Graduated from India’s premier business college, XLRI, Anil Heads the Global Human Resource function for the company. He has been with Tecnotree in various HR roles for the past 8 years. His total experience of 25 years is spread across various domains like Telecom, Healthcare, Automotive in IT organizations including Dell Services, Mahindra Engineering Services, CG Mearsk and Tech Mahindra (Satyam Computers).

With diversified experience across Managed Services, Solutions Consulting and Product Management, Leena is a seasoned leader with close to 25 years of employment with Tecnotree. She currently heads
Tecnotree’s Product Engineering unit in Finland. Leena’s capabilities are also well known in bridging the R&D, solutions, sales and other functions.
She holds a Diploma in Business Information Technology.

With Master of Engineering in Automation from Indian Institute of Science, Bangalore, Sanjay comes with four decades of IT industry experience. Sanjay has worked with Dell, Siemens, Hexaware and Tata Infotech in various leadership positions with diversified roles from software development, product engineering and support services.
Having associated with Tecnotree for more than 7 years, Sanjay currently heads Managed Services and Support Operations.

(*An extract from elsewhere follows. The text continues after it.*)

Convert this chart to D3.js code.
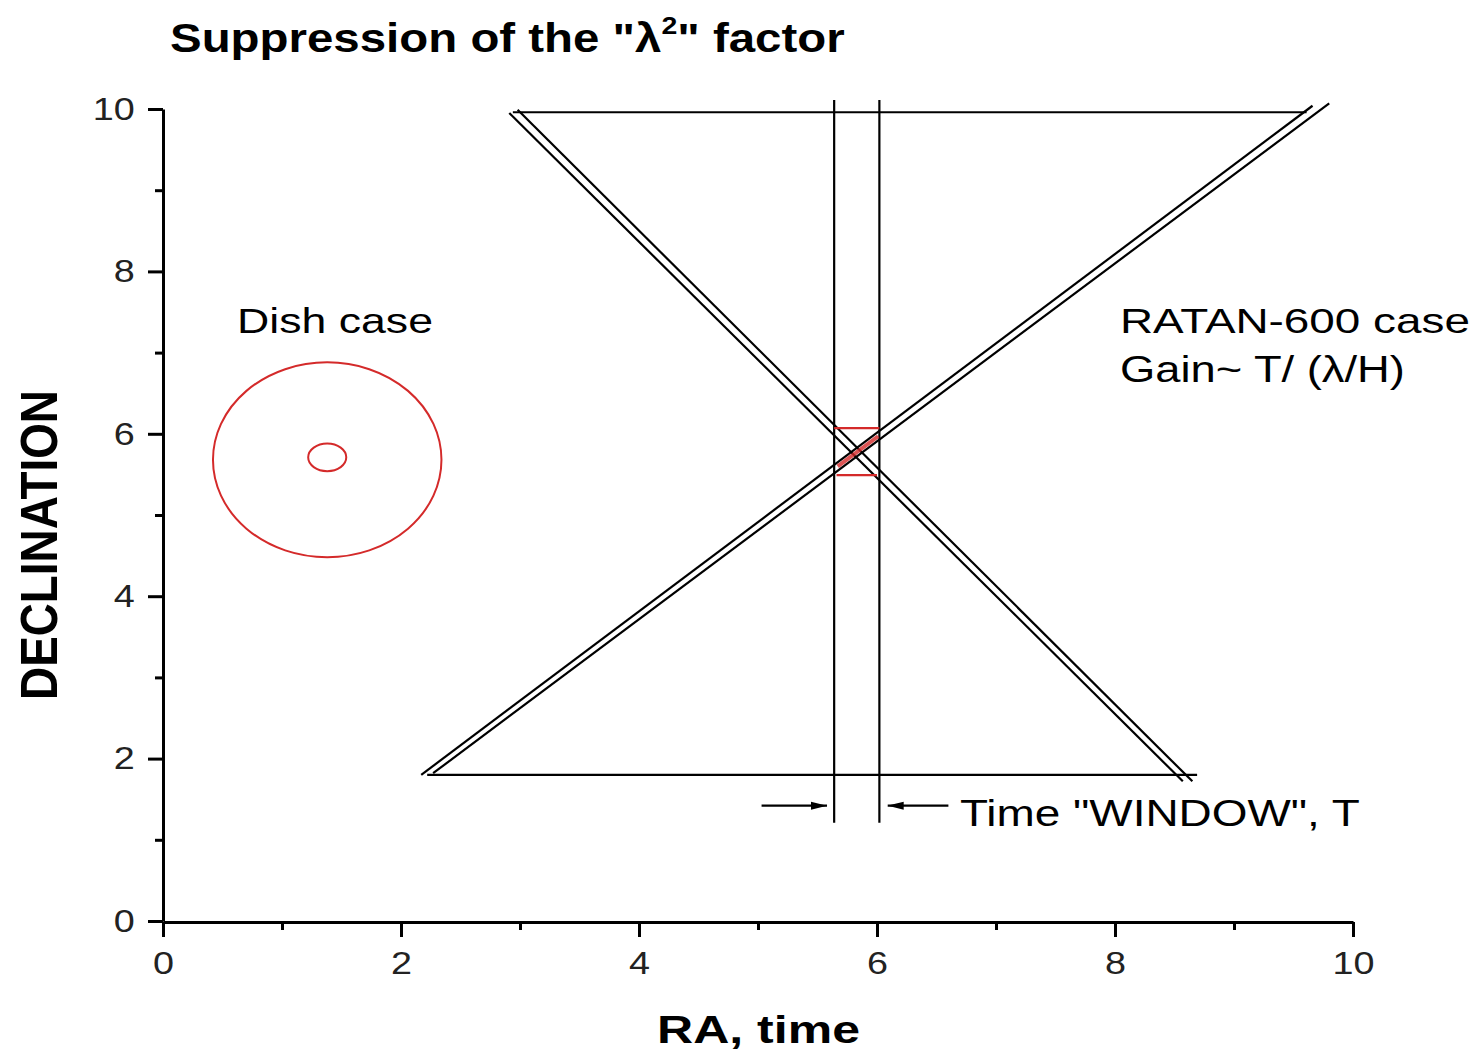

As the Vice President, Quality & India Centre Head of the company, Sheela is working towards Customer Delight as the key goal. Sheela has been associated with Tecnotree for eight years driving internal transformations within the company to meet global customer needs
Sheela has more than 30 years of experience in the IT industry and has served in leadership roles spanning Engineering, Quality, Human Resource and Operations Management in technology companies such as Honeywell, Perot Systems, Oracle, General Electric (GE), Hewlett Packard, VeriFone and Bharath Electronics.

After serving as one of the members of Board of Directors for Tecnotree for a year, Priyesh took up the role of CFO in 2019 with the company. Having worked with leading consulting and financial organizations like EY, IL&FS, Stallion Group, etc, Priyesh has immaculate knowledge of global financing. He completed his engineering from IIT-Delhi, India’s top institution.

Ram is the Vice President, Value Engineering and a part of Core Management Board at Tecnotree. Keeping the customer delight as the prime goal, he leads the global delivery of product solutions and services for Digital Service Providers.
Having worked for close to three decades with leading telecom and IT companies, Ram has developed various telecom product engineering services and delivered complex transformation programmes for companies across the North America, Europe, MEA and APAC. Ram holds a Masters’ Degree in Computer Science (M.Sc) and has also served various leadership roles in his previous stints with leading telecom service delivery and product development companies. He has also worked as a software scientist in Defence R&D organisations.

With a master’s degree in ‘Global Leadership and Strategic Planning’ from Stanford University, California and ‘Diploma in Computer Science’ from Concordia University, Canada, Padma comes with impeccable industry experience of almost four decades.
She has been associated with Tecnotree for more than 9 years and is currently the CEO of the company. Prior to Tecnotree, she has been into various leadership roles with some of the fortune 500 and emerging organizations including Dell/Perot Systems as President, Global Consulting and Application Services & Managing Director for APAC, Oracle Corporation as Senior Vice-President, with Hewlett Packard as Managing Director (HP-ISO), etc.